Burada iki temel problem var: ilki, SEKA ya da Türk Telekom gibi özelleştirme süreci ve sonrası kamu refahının olumsuz etkilendiği birçok vaka yaşandı. İkincisi ise, bu şirketler özelleştirildikten sonra kağıt üstünde kamunun olmasa bile gerçekte kamunun arka bahçesi olmaya devam ettiler. Yani, devlet bürokrasisi, özelleştirildikten sonra bu şirketlerde daha fazla ve verimsizlik yaratacak şekilde söz sahibi oldu.
Karar alma mekanizmaları
Türkiye’de ortaklık yapısına baktığınızda kamunun payının olmadığı ama kamunun bütün heybetiyle yönettiği şirketler var. Birçok örnek vermek mümkün ama iki büyük telekomünikasyon şirketinin yönetim kuruluna bakmak bile çok şey anlatıyor.
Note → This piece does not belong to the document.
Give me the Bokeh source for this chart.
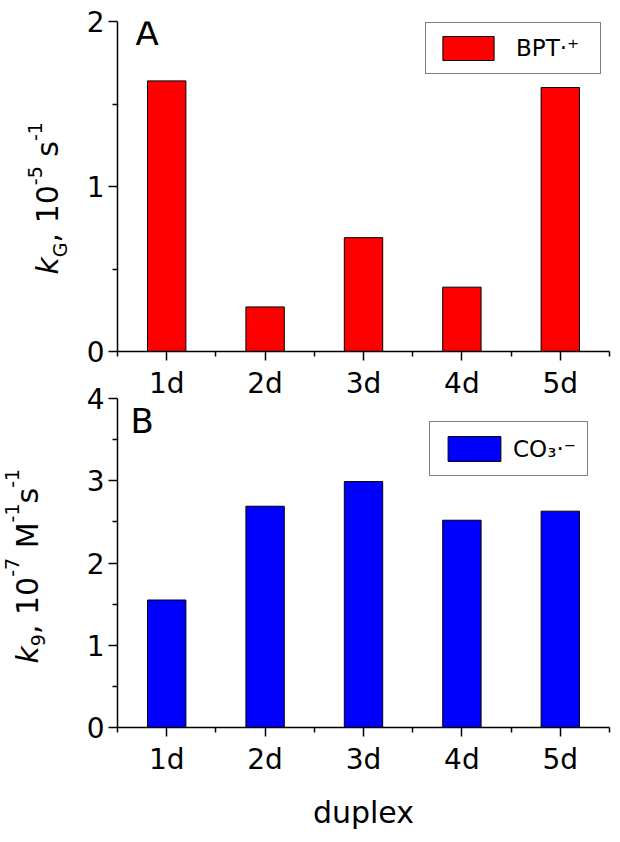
import math
from bokeh.plotting import figure
from bokeh.models import Range1d, FixedTicker, Label, Legend, LegendItem, ColumnDataSource
from bokeh.layouts import column, row
from bokeh.embed import file_html
from bokeh.resources import INLINE

# ---------------- data ----------------
duplexes = ["1d", "2d", "3d", "4d", "5d"]
k_bpt = [1.64, 0.27, 0.69, 0.39, 1.60]      # panel A, kG / 1e-5 s^-1
k_co3 = [1.55, 2.69, 2.99, 2.52, 2.63]      # panel B, k9 / 1e-7 M^-1 s^-1
yticks_a = [0, 1, 2]
yticks_b = [0, 1, 2, 3, 4]
panel_letters = ["A", "B"]
legend_labels = ["BPT·⁺", "CO₃·⁻"]
x_title = "duplex"
ytitle_a = [("k", "it"), ("G", "sub"), (", 10", "main"), ("-5", "sup"), (" s", "main"), ("-1", "sup")]
ytitle_b = [("k", "it"), ("9", "sub"), (", 10", "main"), ("-7", "sup"), (" M", "main"),
            ("-1", "sup"), ("s", "main"), ("-1", "sup")]

FONT = "DejaVu Sans"
# approximate DejaVu Sans advance widths (em) used to chain the axis-title pieces
ADV = {'k': 0.579, 'G': 0.775, ',': 0.318, ' ': 0.318, '0': 0.636, '1': 0.636, '5': 0.636,
       '7': 0.636, '9': 0.636, '-': 0.361, 's': 0.521, 'M': 0.863}

pos = [i + 1 for i in range(len(duplexes))]
minor_x = [i + 0.5 for i in range(len(duplexes) + 1)]

TITLE_W, TITLE_H = 72, 830   # strip that holds the two y titles (pixels)
LEFT = 45                    # left border of the panels (tick labels)


def make_panel(values, color, yticks, letter, legend_label, ymax, fheight, top_border,
               letter_dx, letter_dy, legend_loc, legend_pad, glyph_w, glyph_h, standoff, label_w,
               with_xtitle):
    p = figure(frame_width=492, frame_height=fheight,
               x_range=Range1d(min(minor_x), max(minor_x)), y_range=Range1d(0, ymax),
               output_backend="svg", toolbar_location=None,
               min_border_left=LEFT, min_border_right=3,
               min_border_top=top_border, min_border_bottom=10)
    p.outline_line_color = None
    p.xgrid.visible = False
    p.ygrid.visible = False
    src = ColumnDataSource(dict(x=pos, top=values))
    r = p.vbar(x="x", top="top", width=0.39, bottom=0, source=src,
               fill_color=color, line_color="black", line_width=1)

    for ax in (p.xaxis[0], p.yaxis[0]):
        ax.axis_line_width = 1.5
        ax.axis_line_color = "black"
        ax.major_tick_line_width = 1.5
        ax.minor_tick_line_width = 1.5
        ax.major_tick_line_color = "black"
        ax.minor_tick_line_color = "black"
        ax.major_tick_out = 9
        ax.major_tick_in = 0
        ax.minor_tick_out = 5
        ax.minor_tick_in = 0
        ax.major_label_text_font = FONT
        ax.major_label_text_font_size = "28px"
        ax.major_label_text_color = "black"

    p.xaxis.ticker = FixedTicker(ticks=pos, minor_ticks=minor_x)
    p.xaxis.major_label_overrides = {x: d for x, d in zip(pos, duplexes)}
    p.xaxis.major_label_standoff = 6
    p.yaxis.ticker = FixedTicker(ticks=yticks, minor_ticks=[t + 0.5 for t in yticks[:-1]])
    p.yaxis.major_label_standoff = 4

    if with_xtitle:
        p.xaxis.axis_label = x_title
        p.xaxis.axis_label_text_font = FONT
        p.xaxis.axis_label_text_font_size = "30px"
        p.xaxis.axis_label_text_font_style = "normal"
        p.xaxis.axis_label_text_color = "black"
        p.xaxis.axis_label_standoff = 16

    p.add_layout(Label(x=p.x_range.start, y=ymax, x_offset=letter_dx, y_offset=letter_dy,
                       text=letter, text_font=FONT, text_font_size="34px",
                       text_baseline="middle", text_color="black"))

    leg = Legend(items=[LegendItem(label=legend_label, renderers=[r])],
                 location=legend_loc, margin=0, padding=legend_pad,
                 glyph_width=glyph_w, glyph_height=glyph_h, label_standoff=standoff,
                 label_width=label_w,
                 label_text_font=FONT, label_text_font_size="23px", label_text_color="black",
                 border_line_color="black", border_line_width=1.2,
                 background_fill_color="white", background_fill_alpha=1.0)
    p.add_layout(leg)
    return p


def add_ytitle(t, parts, baseline_x, start_page_y, sub_shift, sup_shift):
    """Chain the styled pieces of a rotated axis title upward from start_page_y."""
    along = 0.0
    for txt, kind in parts:
        size = 30 if kind in ("main", "it") else 19
        shift = {"main": 0, "it": 0, "sub": sub_shift, "sup": sup_shift}[kind]
        # leading blanks would be collapsed by SVG: advance past them instead
        stripped = txt.lstrip(" ")
        along += (len(txt) - len(stripped)) * ADV[' '] * size
        # with baseline "middle" the alphabetic baseline lies ~0.346 em to the right
        ax = baseline_x + shift - 0.346 * size
        t.add_layout(Label(x=ax, y=TITLE_H - start_page_y, y_offset=along,
                           angle=math.pi / 2, text=stripped, text_font=FONT,
                           text_font_size=f"{size}px",
                           text_font_style="italic" if kind == "it" else "normal",
                           text_align="left", text_baseline="middle",
                           text_color="black"))
        along += sum(ADV.get(c, 0.6) for c in stripped) * size


p1 = make_panel(k_bpt, "#FF0000", yticks_a, panel_letters[0], legend_labels[0], max(yticks_a),
                330, 21, 18, -11, (308, 277), 10, 64, 30, 16, 74, False)

p2 = make_panel(k_co3, "#0000FF", yticks_b, panel_letters[1], legend_labels[1], max(yticks_b),
                329, 14, 13, -22, (312, 251), 11, 66, 31, 6, 58, True)
p2.border_fill_alpha = 0
p2.background_fill_alpha = 0
p2.margin = (-18, 0, 0, 0)

# strip on the left carrying the composite (italic / sub / superscript) y titles
t = figure(width=TITLE_W, height=TITLE_H, x_range=Range1d(0, TITLE_W), y_range=Range1d(0, TITLE_H),
           output_backend="svg", toolbar_location=None, x_axis_location=None, y_axis_location=None,
           min_border=0)
t.outline_line_color = None
t.xgrid.visible = False
t.ygrid.visible = False
t.border_fill_alpha = 0
t.background_fill_alpha = 0
add_ytitle(t, ytitle_a, 57, 274, 9, -16)
add_ytitle(t, ytitle_b, 37, 663, 7, -19)

layout = row(t, column(p1, p2, spacing=0), spacing=0)
open("out.html", "w").write(file_html(layout, INLINE))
O zaman şu sonucu çıkarabiliriz: bir ekonomide devletin ağırlığını ölçmek için sadece kamu harcamaları, vergi gelirleri ve KİT’lerin büyüklüğüne bakmak oldukça yanıltıcı sonuçlar doğurabilir. Ekonominin tamamında karar alma mekanizmalarında kamu bürokrasisinin ve siyasetin etki gücüne bakmak üstteki göstergelerden daha da önem taşıyor.
Bugün, stratejik olsun ya da olmasın bütün sektörlerin; ölçeğinden bağımsız bütün şirketlerin kaderi devlet bürokrasisinin iki dudağı arasında. Ekonomide kaynak dağılımı çoktandır serbest piyasa şartlarına göre yapılmadığı için ciddi bir verimsizlik baş göstermiş durumda. Bırakın kamu kaynakları, ekonomideki kaynaklara erişim için gerekli olan şartların neredeyse hiçbiri iktisadi şartlar değil. Bugün devlet bürokrasisinin icazeti olmadan büyümeniz, kafanızdaki bir iş fikrini hayata geçirmeniz neredeyse mümkün değil.
Sonuç olarak bugün Türkiye’de esas yanıtlamamız gereken soru “devlet büyük mü küçük mü?” değil, “devlet nasıl bir akılla yönetiliyor?” sorusudur. Türkiye’de sorun ne devletin harcamasında ne istihdamında ne de vergi toplama kapasitesindedir.
Asıl sorun, iktisadi karar alma süreçlerinin kurallardan kopmuş, keyfiliğe teslim olmuş olmasıdır. Bugün Türkiye’de devlet, büyüklüğüyle değil, öngörülemezliğiyle ekonomiyi baskılıyor. Kurumların değil kişilerin belirleyici olduğu bir düzende, girişimcinin cesareti, yatırımcının hesabı törpüleniyor. O yüzden de önce devletin büyüklüğünü değil, zihniyetini konuşmalıyız.